The decision means that the platform’s article on Zionism will continue to suggest that the ideology inherently supports the expulsion of Palestinians
September 5, 2025 10:06
Wikipedia has frozen editing of its article on Zionism for a year, meaning it will continue to suggest that the ideology inherently supports the ethnic cleansing of Palestinians.
The first paragraph in the influential platform’s article reads: “Zionism is an ethnocultural nationalist movement that emerged in late 19th-century Europe to establish and support a Jewish homeland through the colonisation of Palestine, a region corresponding to the Land of Israel in Judaism and central to Jewish history.
"Zionists wanted to create a Jewish state in Palestine with as much land, as many Jews, and as few Palestinian Arabs as possible.”
As reported by The Tablet, this passage (particularly the second sentence) has been the subject of intense internal debate at Wikipedia, driven by the so-called “Gang of 40”, which the report dubbed “a network of more than three dozen editors who systematically pushed the most extreme anti-Zionist narratives”.
In January 2024, the group reportedly imposed a “moratorium” on editing the sentence, which was written by a volunteer editor known as Levivich – a member of the “gang” who, along with six others, was later banned from making changes to articles related to the conflict due to allegations of bias.
One of the main concerns from critics was that the passage was written in “wikivoice”, asserting it as the impartial reporting of Wikipedia itself rather than as a contested claim.
The organisation’s own Neutral Point of View policy specifically states that editors must “avoid stating seriously contested assertions as facts”.
Another editor filed a Request for Comment (RfC), the first stage in the Wikipedia dispute process, about the passage in November but the thread was reportedly dominated by Gang of 40 members before being closed by a volunteer administrator, who later commented: “I’m not an expert on this topic, nor even all that interested in it.”

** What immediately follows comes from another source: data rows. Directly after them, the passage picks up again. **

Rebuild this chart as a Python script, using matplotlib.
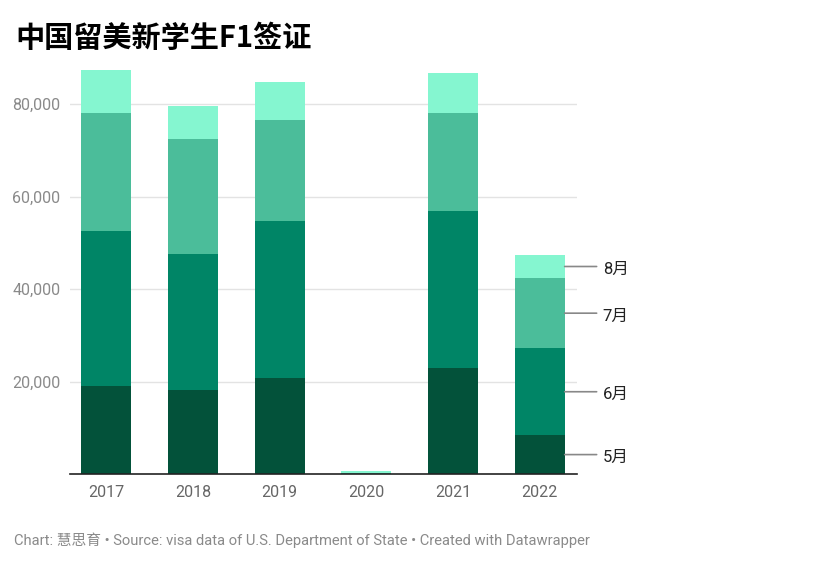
import matplotlib.pyplot as plt
import matplotlib.transforms as mtransforms
import numpy as np

years = ['2017', '2018', '2019', '2020', '2021', '2022']
months = ['5月', '6月', '7月', '8月']
may = [19000, 18200, 20800, 20, 22900, 8400]
jun = [33500, 29400, 33900, 60, 34000, 18800]
jul = [25600, 24800, 21800, 150, 21200, 15200]
aug = [9300, 7200, 8300, 350, 8600, 5000]
colors = ['#03523a', '#008566', '#4bbd9a', '#85f6d0']

plt.rcParams['font.family'] = ['Roboto', 'Noto Sans CJK SC', 'DejaVu Sans']

fig = plt.figure(figsize=(8.31, 5.63), dpi=100)
ax = fig.add_axes([70 / 831, 89 / 563, 507 / 831, 409 / 563])

x = np.arange(len(years))
bottom = np.zeros(len(years))
series = [may, jun, jul, aug]
for vals, c in zip(series, colors):
    ax.bar(x, vals, width=0.575, bottom=bottom, color=c, zorder=2)
    bottom = bottom + np.array(vals)

ax.set_xlim(-0.42, 5.43)
ax.set_ylim(0, 88500)
ax.set_yticks([20000, 40000, 60000, 80000])
ax.set_yticklabels(['20,000', '40,000', '60,000', '80,000'])
ax.set_xticks(x)
ax.set_xticklabels(years)
ax.grid(axis='y', color='#e3e3e3', linewidth=1, zorder=0)
for s in ['top', 'right', 'left']:
    ax.spines[s].set_visible(False)
ax.spines['bottom'].set_color('#222222')
ax.spines['bottom'].set_linewidth(1.2)
ax.tick_params(axis='y', length=0, labelsize=11.5, labelcolor='#8a8a8a', pad=7)
ax.tick_params(axis='x', length=0, labelsize=11.5, labelcolor='#666666', pad=8)

# month labels next to the last bar
last = len(years) - 1
edge = last + 0.2875
b = 0
for vals, m in zip(series, months):
    mid = b + vals[last] / 2
    b += vals[last]
    ax.annotate('', xy=(edge, mid), xycoords='data',
                xytext=(32, 0), textcoords='offset pixels',
                annotation_clip=False,
                arrowprops=dict(arrowstyle='-', color='#888888', lw=1.2,
                                shrinkA=0, shrinkB=0))
    ax.annotate(m, xy=(edge, mid), xycoords='data',
                xytext=(38, -3), textcoords='offset pixels',
                va='center', ha='left', fontsize=12, color='#222222',
                annotation_clip=False)

fig.text(15 / 831, 1 - 38 / 563, '中国留美新学生F1签证', fontsize=21,
         fontweight='bold', va='center', ha='left',
         family=['Noto Sans CJK SC', 'DejaVu Sans'])
fig.text(14 / 831, 1 - 540 / 563,
         'Chart: 慧思育 • Source: visa data of U.S. Department of State • Created with Datawrapper',
         fontsize=10.6, color='#8a8a8a', va='center', ha='left')

fig.savefig('out.png', dpi=100)
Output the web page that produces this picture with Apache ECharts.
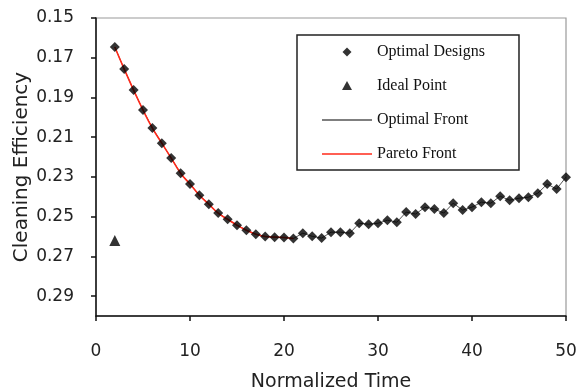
<!DOCTYPE html>
<html>
<head>
<meta charset="utf-8">
<script src="https://cdn.jsdelivr.net/npm/echarts/dist/echarts.min.js"></script>
<style>
  html, body { margin: 0; padding: 0; background: #fff; }
  #main { width: 577px; height: 392px; }
</style>
</head>
<body>
<div id="main"></div>
<script>
// normalized time of every optimal design
var timeValues = [2, 3, 4, 5, 6, 7, 8, 9, 10, 11, 12, 13, 14, 15, 16, 17, 18, 19, 20, 21,
  22, 23, 24, 25, 26, 27, 28, 29, 30, 31, 32, 33, 34, 35, 36, 37, 38, 39, 40,
  41, 42, 43, 44, 45, 46, 47, 48, 49, 50];
// cleaning efficiency of every optimal design
var designEff = [0.1646, 0.1757, 0.1863, 0.1963, 0.2054, 0.2130, 0.2205, 0.2281, 0.2336, 0.2392,
  0.2437, 0.2482, 0.2513, 0.2543, 0.2568, 0.2588, 0.2600, 0.2603, 0.2605, 0.2610,
  0.2583, 0.2599, 0.2608, 0.2578, 0.2578, 0.2583, 0.2533, 0.2538, 0.2533, 0.2518,
  0.2528, 0.2477, 0.2487, 0.2452, 0.2462, 0.2482, 0.2432, 0.2467, 0.2452, 0.2427,
  0.2432, 0.2397, 0.2417, 0.2407, 0.2402, 0.2382, 0.2336, 0.2361, 0.2301];
// pareto front covers designs up to time 21
var paretoEnd = 21;
var idealPoint = [2, 0.262];
var yTicks = [0.15, 0.17, 0.19, 0.21, 0.23, 0.25, 0.27, 0.29];

var designData = timeValues.map(function (t, i) { return [t, designEff[i]]; });
var paretoData = designData.filter(function (d) { return d[0] <= paretoEnd; });

// legend icons drawn inside a 50x14 box so markers keep their size
var iconDiamond = 'path://M0,0M50,14M20.5,7L25,2.5L29.5,7L25,11.5Z';
var iconTriangle = 'path://M0,0M50,14M25,2L30,11L20,11Z';
var iconLine = 'path://M0,0H50V1.4H0Z';

var axisFont = 'DejaVu Sans';
var myChart = echarts.init(document.getElementById('main'));
var option = {
  animation: false,
  grid: {
    left: 96, right: 11, top: 18, bottom: 76,
    outerBoundsMode: 'none',
    show: true, borderColor: '#9a9a9a', borderWidth: 1.2
  },
  legend: {
    orient: 'vertical',
    left: 297, top: 35,
    padding: [9, 34, 8, 25],
    itemWidth: 50, itemHeight: 14, itemGap: 18,
    borderColor: '#222', borderWidth: 1.5,
    selectedMode: false,
    textStyle: { fontFamily: 'Liberation Serif', fontSize: 16, color: '#111' },
    data: [
      { name: 'Optimal Designs', icon: iconDiamond },
      { name: 'Ideal Point', icon: iconTriangle },
      { name: 'Optimal Front', icon: iconLine },
      { name: 'Pareto Front', icon: iconLine }
    ]
  },
  xAxis: {
    type: 'value',
    min: 0, max: 50, interval: 10,
    name: 'Normalized Time',
    nameLocation: 'middle', nameGap: 57,
    nameMoveOverlap: false,
    nameTextStyle: { fontFamily: axisFont, fontSize: 19, color: '#222' },
    axisLine: { onZero: false, lineStyle: { color: '#111', width: 1.5 } },
    axisTick: { length: 5, lineStyle: { color: '#111', width: 1.5 } },
    axisLabel: { margin: 27, fontFamily: axisFont, fontSize: 17, color: '#222' },
    splitLine: { show: false }
  },
  yAxis: {
    type: 'value',
    inverse: true,
    min: 0.15, max: 0.30,
    name: 'Cleaning Efficiency',
    nameLocation: 'middle', nameGap: 64,
    nameMoveOverlap: false,
    nameTextStyle: { fontFamily: axisFont, fontSize: 20, color: '#222' },
    axisLine: { show: true, lineStyle: { color: '#111', width: 1.5 } },
    axisTick: { show: true, length: 5, customValues: yTicks, lineStyle: { color: '#111', width: 1.5 } },
    axisLabel: {
      margin: 22, fontFamily: axisFont, fontSize: 17, color: '#222',
      customValues: yTicks,
      formatter: function (v) { return v.toFixed(2); }
    },
    splitLine: { show: false }
  },
  series: [
    {
      name: 'Optimal Front', type: 'line', data: designData,
      showSymbol: false, color: '#555',
      lineStyle: { color: '#555', width: 1 }, z: 2
    },
    {
      name: 'Pareto Front', type: 'line', data: paretoData,
      showSymbol: false, smooth: true, color: '#ff2a1a',
      lineStyle: { color: '#ff2a1a', width: 1.6 }, z: 3
    },
    {
      name: 'Optimal Designs', type: 'scatter', data: designData,
      symbol: 'diamond', symbolSize: 10, color: '#000', z: 4
    },
    {
      name: 'Ideal Point', type: 'scatter', data: [idealPoint],
      symbol: 'triangle', symbolSize: 11, color: '#000', z: 4
    }
  ]
};
myChart.setOption(option);
</script>
</body>
</html>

An appeal to this decision was filed in March of this year, around a month after a year-long moratorium was imposed on editing the passage to prevent the dispute from flaring up again.
The freeze, reportedly approved by the same administrator who closed the RfC, ensures the changes will remain in place until at least February 2026, by which time the dismissed editors may have appealed their own bans.
And, while the decision is under review, the row has gained national attention after the House Committee on Oversight and Government Reform launched an investigation into the Wikimedia Foundation, the nonprofit organisation that hosts Wikipedia, last week.
The committee is set to examine the potential influence of foreign actors over US public opinion through article editing, including “potentially systematic efforts to advance antisemitic and anti-Israel information in Wikipedia articles.”
This, reports the Tablet, could put the Gang of 40 in its sights, especially as one of the group’s members has allegedly demonstrated a pattern of editing to favour the Iranian regime, including the erasure of human rights abuses perpetrated by the Islamic Republic from Wikipedia entries.
That individual alone is reported to have made over 400 article edits alone, allegedly amounting to the “systematic removal of instances documenting human-rights crimes by Iranian officials”.